Tout ce qui avait précédé cet instant, le premier regard, leurs rencontres se courtisant, allant danser, s’écrivant, s’effaçait presque. Ils allaient se connaître l’un l’autre comme Adam et Êve, pour la première fois. Un mariage chaste est comme une création nouvelle, comme si on recevait la vision, comme Charles Péguy l’évoque en parlant de Marie, d’être « plus jeune que le péché ». Ils étaient unis par le saint engagement, Dieu leur disant: « croissez et multipliez. »
Sortant de l’église, ils n’étaient pas des grandes personnes douées d’une pseudo-connaissance du péché, mais deux enfants, en esprit, dans leur cœur, dans leur âme, un garçon et une fille prêts à bâtir le monde. Mon père et ma mère pouvaient se dire des mots incomparablement précieux. Ce n’était pas simplement « je serai à toi seule, à toi seul » mais « j’ai conservé ma pureté sous le regard de Dieu, et maintenant, devant Dieu et devant les hommes je me donne tout à toi pour toujours.» Leur amour avait reçu la graine du sacrement. Et il a porté des fruits.
Le jour de la mort de mon père, nous étions rassemblés autour de lui. Il était assis dans son fauteuil préféré au salon. Il ne pouvait plus s’alimenter ni boire. Parfois il somnolait, mais il était presque toujours éveillé. Mes cousins étaient venus pour un dernier adieu. Le curé était passé lui donner les sacrements.

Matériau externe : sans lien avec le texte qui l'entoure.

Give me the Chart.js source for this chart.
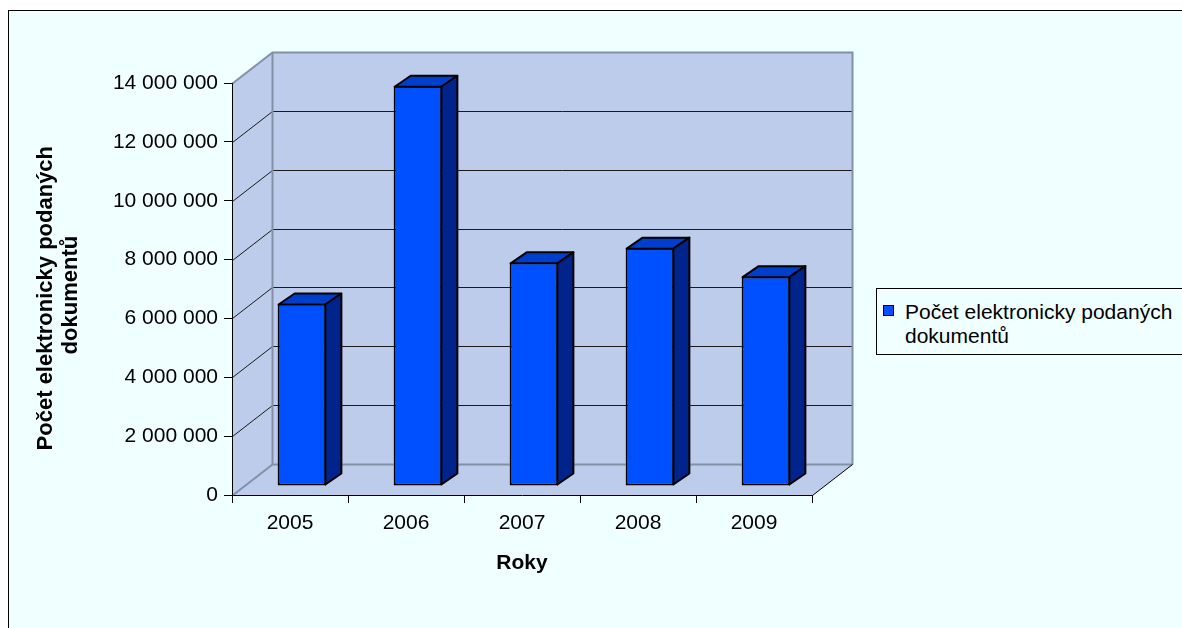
<!DOCTYPE html>
<html>
<head>
<meta charset="utf-8">
<script src="https://cdn.jsdelivr.net/npm/chart.js@4.4.0/dist/chart.umd.min.js"></script>
<style>
  html, body { margin: 0; padding: 0; background: #fff; overflow: hidden; }
  #frame { position: absolute; left: 8px; top: 10px; width: 1200px; height: 640px;
           border-left: 1px solid #000; border-top: 1px solid #000; background: #f0ffff; }
  #chart { position: absolute; left: 0; top: 0; }
  #legend { position: absolute; left: 876px; top: 288px; width: 330px; height: 65px;
            border: 1px solid #000; background: #f0ffff;
            font: 21px 'Liberation Sans', Arial, sans-serif; color: #000; }
  #legend .box { position: absolute; left: 6px; top: 16px; width: 11px; height: 11px;
                 box-sizing: border-box; border: 1px solid #000; }
  #legend .txt { position: absolute; left: 28px; top: 11px; width: 290px; line-height: 24px; }
</style>
</head>
<body>
<div id="frame"></div>
<canvas id="chart" width="1182" height="628"></canvas>
<div id="legend"></div>
<script>
// data
const years = ['2005', '2006', '2007', '2008', '2009'];
const documents = [6200000, 13600000, 7600000, 8100000, 7130000];
const seriesLabel = 'Počet elektronicky podaných dokumentů';
const yTitle = ['Počet elektronicky podaných', 'dokumentů'];
const yMin = 0, yMax = 14000000, yStep = 2000000;

// look
const FONT = "'Liberation Sans', Arial, sans-serif";
const WALL = 'rgb(189,204,234)';
const EDGE = '#8390a6';
const FRONT = 'rgb(0,80,255)';
const TOP = 'rgb(0,62,204)';
const SIDE = 'rgb(0,36,140)';
// wall depth and bar placement inside it
const DX = 40, DY = 31;
const SHIFT_X = 12, SHIFT_Y = 9;
const BAR_DX = 16, BAR_DY = 11;

Chart.defaults.color = '#000';
Chart.defaults.font.family = FONT;
Chart.defaults.font.size = 21;

function spaced(v) {
  return String(v).replace(/\B(?=(\d{3})+(?!\d))/g, ' ');
}

function poly(ctx, pts) {
  ctx.beginPath();
  ctx.moveTo(pts[0][0], pts[0][1]);
  for (let i = 1; i < pts.length; i++) ctx.lineTo(pts[i][0], pts[i][1]);
  ctx.closePath();
}

function line(ctx, pts, color) {
  ctx.beginPath();
  ctx.moveTo(pts[0][0], pts[0][1]);
  for (let i = 1; i < pts.length; i++) ctx.lineTo(pts[i][0], pts[i][1]);
  ctx.strokeStyle = color;
  ctx.stroke();
}

const threeD = {
  id: 'threeD',
  beforeDraw(chart) {
    const {ctx, chartArea: a, scales: {y}} = chart;
    const l = a.left + 0.5, r = a.right + 0.5, t = a.top + 0.5, b = a.bottom + 0.5;
    ctx.save();
    ctx.fillStyle = WALL;
    poly(ctx, [[l, t], [l + DX, t - DY], [l + DX, b - DY], [l, b]]);
    ctx.fill();
    ctx.fillRect(l + DX, t - DY, r - l, b - t);
    poly(ctx, [[l, b], [r, b], [r + DX, b - DY], [l + DX, b - DY]]);
    ctx.fill();

    ctx.lineWidth = 1;
    y.ticks.forEach(tk => {
      if (tk.value <= yMin || tk.value >= yMax) return;
      const py = Math.round(y.getPixelForValue(tk.value)) + 0.5;
      line(ctx, [[l, py], [l + DX, py - DY], [r + DX, py - DY]], '#1a1a1a');
    });
    ctx.lineWidth = 2;
    line(ctx, [[l, t], [l + DX, t - DY], [r + DX, t - DY], [r + DX, b - DY]], EDGE);
    line(ctx, [[l + DX, t - DY], [l + DX, b - DY], [r + DX, b - DY]], EDGE);
    line(ctx, [[l, b], [l + DX, b - DY]], EDGE);
    ctx.lineWidth = 1;
    line(ctx, [[r, b], [r + DX, b - DY]], '#000');
    ctx.restore();
  },
  beforeDatasetsDraw(chart) {
    chart.ctx.save();
    chart.ctx.translate(SHIFT_X, -SHIFT_Y);
  },
  afterDatasetsDraw(chart) {
    const ctx = chart.ctx;
    ctx.lineWidth = 2;
    ctx.strokeStyle = '#000';
    ctx.lineJoin = 'round';
    chart.getDatasetMeta(0).data.forEach(bar => {
      const {x, y, base, width} = bar.getProps(['x', 'y', 'base', 'width'], true);
      const l = x - width / 2, r = x + width / 2;
      poly(ctx, [[l + 1, y + 1], [r - 1, y + 1], [r - 1 + BAR_DX, y + 1 - BAR_DY], [l + 1 + BAR_DX, y + 1 - BAR_DY]]);
      ctx.fillStyle = TOP;
      ctx.fill();
      ctx.stroke();
      poly(ctx, [[r - 1, y + 1], [r - 1 + BAR_DX, y + 1 - BAR_DY], [r - 1 + BAR_DX, base - 1 - BAR_DY], [r - 1, base - 1]]);
      ctx.fillStyle = SIDE;
      ctx.fill();
      ctx.stroke();
    });
    ctx.restore();
  }
};

const chart = new Chart(document.getElementById('chart'), {
  type: 'bar',
  data: {
    labels: years,
    datasets: [{
      label: seriesLabel,
      data: documents,
      backgroundColor: FRONT,
      borderColor: '#000',
      borderWidth: 2,
      borderSkipped: false,
      barPercentage: 0.42,
      categoryPercentage: 1
    }]
  },
  options: {
    responsive: false,
    animation: false,
    layout: { padding: { left: 30, top: 83, right: 370, bottom: 0 } },
    plugins: { legend: { display: false }, tooltip: { enabled: false } },
    scales: {
      x: {
        offset: true,
        grid: { offset: true, drawOnChartArea: false, tickLength: 8, color: '#000' },
        border: { color: '#000' },
        ticks: { padding: 8 },
        title: { display: true, text: 'Roky', font: { weight: 'bold', size: 21 }, padding: { bottom: 52 } },
        afterFit(s) { s.height = 133; }
      },
      y: {
        min: yMin,
        max: yMax,
        ticks: { stepSize: yStep, padding: 6, callback: v => spaced(v) },
        grid: { drawOnChartArea: false, tickLength: 8, color: '#000' },
        border: { color: '#000' },
        title: {
          display: true,
          // trailing no-break spaces nudge the rotated title a little lower, as in the original
          text: [yTitle[0] + '\u00A0\u00A0\u00A0', yTitle[1] + '\u00A0\u00A0'],
          font: { weight: 'bold', size: 22, lineHeight: 1.12 },
          padding: { top: 4 }
        },
        afterFit(s) { s.width = 202; }
      }
    }
  },
  plugins: [threeD]
});

// legend box built from the dataset
const ds = chart.data.datasets[0];
document.getElementById('legend').innerHTML =
  '<div class="box" style="background:' + ds.backgroundColor + '"></div>' +
  '<div class="txt">' + ds.label + '</div>';
</script>
</body>
</html>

En début de soirée, sa respiration devint pesante, irrégulière. Nous l’entourions, le touchant, lui parlant. Ma mère posa sa tête contre lui. C’était la seule femme qu’il eût jamais connue, et il l’avait connue comme reçue de la main de Dieu. Maintenant il retournait à Dieu. Il murmura dans son oreille ses dernières paroles: « je t’aime.»